Even if Racing reignite their interest now, however, it is clear that they will not succumb to anything like the originally reported offer and, as Irish coach Declan Kidney unwittingly averred yesterday, the decision at this stage will ultimately not be about the money.
"There's always going to be some story about something," said Kidney.
"I'd much prefer a story about a contract negotiation than a plethora of injuries so I think he'll deal with it, and the sooner for everybody that it can be brought to a conclusion the better, because you don't like things like that.
"I've yet to meet an Irish player who has actually made his decision based on money. He's made it on how he's looked after and his affinity to the team.
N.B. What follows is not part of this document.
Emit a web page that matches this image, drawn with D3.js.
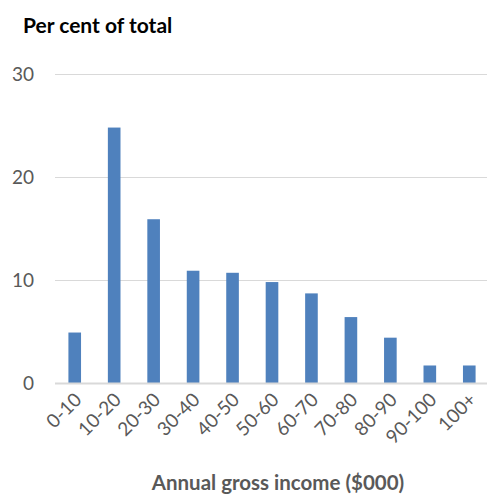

"Our fellas' pride in their provinces is only matched by their pride in their Irish jersey. When our lads make decisions about moving abroad they don't make them lightly; I've yet to meet one who has made it purely on finance.
"There are negotiations going on and I'd imagine that they'll be drawing to a conclusion fairly soon. I wouldn't like to pre-empt these things, you have to let the negotiations carry on."
Lorenzetti, the enigmatic Racing Metro owner who will be in Thomond Park on Sunday to see his side tackle Munster in the Heineken Cup, echoed the feelings of many French sides when he elaborated on the negotiation tactics of some Irish players in recent years.
"The Irish are the Irish," he said. "They're very attached to their homeland. They often have a strategy of blowing their own trumpet and using other clubs, notably the French, who are renowned for paying well, to raise the stakes, up the bidding and better negotiate their contracts in Ireland.
"If I have helped Sexton to better negotiate his contract, then why not? The chances of Sexton coming to France are tiny and to Racing even more so."
Sexton's Leinster coach Joe Schmidt has dismissed suggestions that his own uncertain future at the club would have any part to play in the player's decision.
"I don't know about that," said Schmidt, who is widely expected to return to his New Zealand home in 2014 when his contract expires.
"I'm sure they'd be happy to see the back of me barking at them all the time. Jonny's part of a really good group here and they enjoy that and the fact that he's here."